SECRETARY, DEPARTMENT OF CORRECTIONS and FLORIDA ATTORNEY GENERAL, Respondents.

          ORDER

          WILLIAM F. JUNG, UNITED STATES DISTRICT JUDGE

         Before the Court is Petitioner’s Motion to Vacate (Dkt. 22) the judgment entered July 18, 2019 (Dkt. 17). The Court’s order of that same date denied the Amended Petition filed pursuant to 28 U.S.C. § 2254 (Dkt. 5). Dkt. 16. Relying on Rule 60(b)(3) of the Federal Rules of Civil Procedure, he claims that this Court impermissibly relied on false information regarding the DNA evidence used to convict him in state court. Dkt. 22 at 12.

         Rule 60(b)(3) allows a party to seek relief from a final judgment, and request reopening of the case, on the basis of fraud, misrepresentation, or misconduct by an opposing party. Rule 60(b) may not be used, however, to reopen a final habeas judgment unless the motion challenges “not the substance of the federal court’s resolution of a claim on the merits, but some defect in the integrity of the federal habeas proceeding.” Gonzalez v. Crosby, 545 U.S. 532, 532 (2005).[1] Fraud on the federal habeas court constitutes that type of defect. Id. at 532 n.5.

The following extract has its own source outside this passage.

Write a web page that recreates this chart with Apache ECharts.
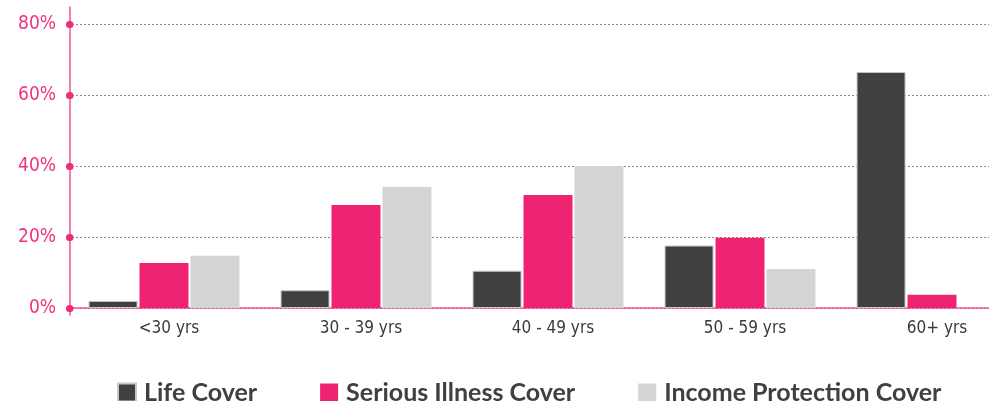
<!DOCTYPE html>
<html>
<head>
<meta charset="utf-8">
<script src="https://cdn.jsdelivr.net/npm/echarts@6/dist/echarts.min.js"></script>
<style>html,body{margin:0;padding:0;background:#fff}#c{width:989px;height:401px}</style>
</head>
<body>
<div id="c"></div>
<script>
const categories = ['<30 yrs', '30 - 39 yrs', '40 - 49 yrs', '50 - 59 yrs', '60+ yrs'];
const lifeCover = [2, 5, 10.5, 17.6, 66.5];
const seriousIllness = [12.7, 29, 31.8, 19.8, 3.7];
const incomeProtection = [14.7, 34.1, 40, 11, null];
const yTicks = [0, 20, 40, 60, 80];
const seriesNames = ['Life Cover', 'Serious Illness Cover', 'Income Protection Cover'];

const chart = echarts.init(document.getElementById('c'));
const pinkAxis = '#f2548f';
const condensed = '"DejaVu Sans Condensed", Roboto';
chart.setOption({
  animation: false,
  grid: [
    { left: 68, width: 960, top: 24, bottom: 93, containLabel: false, outerBoundsMode: 'none' },
    { left: 70, width: 10, top: 7, bottom: 86, containLabel: false, outerBoundsMode: 'none' }
  ],
  legend: {
    data: seriesNames,
    left: 117, top: 380, padding: 0,
    itemWidth: 18, itemHeight: 18, itemGap: 63,
    icon: 'rect',
    textStyle: { fontFamily: 'Lato', fontWeight: 'bold', fontSize: 25, color: '#404040', padding: [0, 0, 0, 3] }
  },
  xAxis: [
    {
      type: 'category', data: categories, gridIndex: 0,
      axisLine: { lineStyle: { color: pinkAxis, width: 1.5 } },
      axisTick: { show: false },
      axisLabel: { color: '#3a3a3a', fontFamily: condensed, fontSize: 17, margin: 12, padding: [0, 0, 0, 10] }
    },
    { type: 'value', gridIndex: 1, show: false, min: 0, max: 1 }
  ],
  yAxis: [
    {
      type: 'value', gridIndex: 0, min: 0, max: 80, interval: 20, offset: -2,
      axisLine: { show: false },
      axisTick: { show: true, length: 0.5, lineStyle: { color: '#ee2a7b', width: 7, cap: 'round' } },
      axisLabel: { color: '#ee3381', fontFamily: condensed, fontSize: 19, margin: 14, formatter: v => v + '%' },
      splitLine: { lineStyle: { color: '#8a8a8a', type: [2, 2], width: 1 } }
    },
    {
      type: 'value', gridIndex: 1, min: 0, max: 1,
      axisLine: { show: true, lineStyle: { color: pinkAxis, width: 1.5 } },
      axisTick: { show: false }, axisLabel: { show: false }, splitLine: { show: false }
    }
  ],
  series: [
    { name: seriesNames[0], type: 'bar', data: lifeCover, barWidth: 49, barGap: '4%',
      itemStyle: { color: '#404040', borderColor: '#c8c8c8', borderWidth: 1 } },
    { name: seriesNames[1], type: 'bar', data: seriousIllness, barWidth: 49, barGap: '4%',
      itemStyle: { color: '#ee2472' } },
    { name: seriesNames[2], type: 'bar', data: incomeProtection, barWidth: 49, barGap: '4%',
      itemStyle: { color: '#d3d4d6' } }
  ]
});
</script>
</body>
</html>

         Petitioner contends that the state committed fraud when at trial the prosecutor withheld exculpatory DNA evidence taken by a nurse and then relied instead on other false DNA evidence to convict. Dkt. 22 at 5-7. The other false DNA evidence was allegedly provided by a county forensic DNA technician and an FDLE forensic witness at trial. The alleged fraud here, as in Gonzalez, was perpetrated on a state court, not this Court in these habeas proceedings.[2] As such, Petitioner has not satisfied the fraud exception under Rule 60(b)(3). In any event, in the habeas ruling, this Court found that in addition to the DNA evidence, the victim made a positive identification and Petitioner made inculpatory statements in a taped phone call. Dkt. 16 at 2, 17, 24, 31.

         Petitioner did raise in his amended petition the inadequacy of the DNA as it pertained to his allegedly ineffective counsel. Dkt. 16 at 9 (“issue of DNA . . . consumes much of Petitioner’s supporting memorandum”). Rule 60(b) is not, however, a tool to relitigate claims in a habeas that have already been presented or to raise grounds that could have been raised in the petition. See Thomas v. Florida, 706 Fed.App’x 653, 654–55 (11th Cir. 2017) (affirming district court for construing petitioner’s 60(b)(3) motion as impermissible successive § 2254 petition and for dismissing for lack of jurisdiction) (citing Franqui v. Florida, 638 F.3d 1368, 1371–72 (11th Cir. 2011) and other cases).[3] After review, the Court does not construe this motion as an attempt to file a successive motion.

         Considering the motion on its face as one filed under Rule 60(b)(3), Mr. Zimmerman has failed to show the fraud exception applies. The allegations do not seek to remedy a fraud agents of the government perpetrated on this federal court. Accordingly, it is therefore ORDERED AND ADJUDGED that Petitioner’s Motion to Vacate (Dkt. 22) is denied.

         DONE AND ORDERED.

---------

Notes:

[1] A clerical error in the judgment will also permit reopening. See also Gonzalez v. Sec’y for Dep’t of Corr., 366 F.3d 1253, 1277–78 (11th Cir. 2004) (en banc), aff’d on other grounds sub nom., Gonzalez v. Crosby, 545 U.S. 524 (2006).

[2] In Gonzalez, the petitioner Mobley alleged that perjured testimony was given at his sentencing after retrial, which he claims resulted in the jury returning a death sentence. Gonzalez v. Sec’y, 366 F.3d at 1282-84. According to Mobley, the testimony destroyed his chances of mitigation because the former prosecutor should have truthfully testified he advised the victim’s family that life without parole was not an option. Id. at 1282–84. The Eleventh Circuit held that the alleged fraud was committed, if at all, on the state court and not the federal court in a habeas proceeding, thereby precluding relief from the habeas judgment. Id. at 1284–85.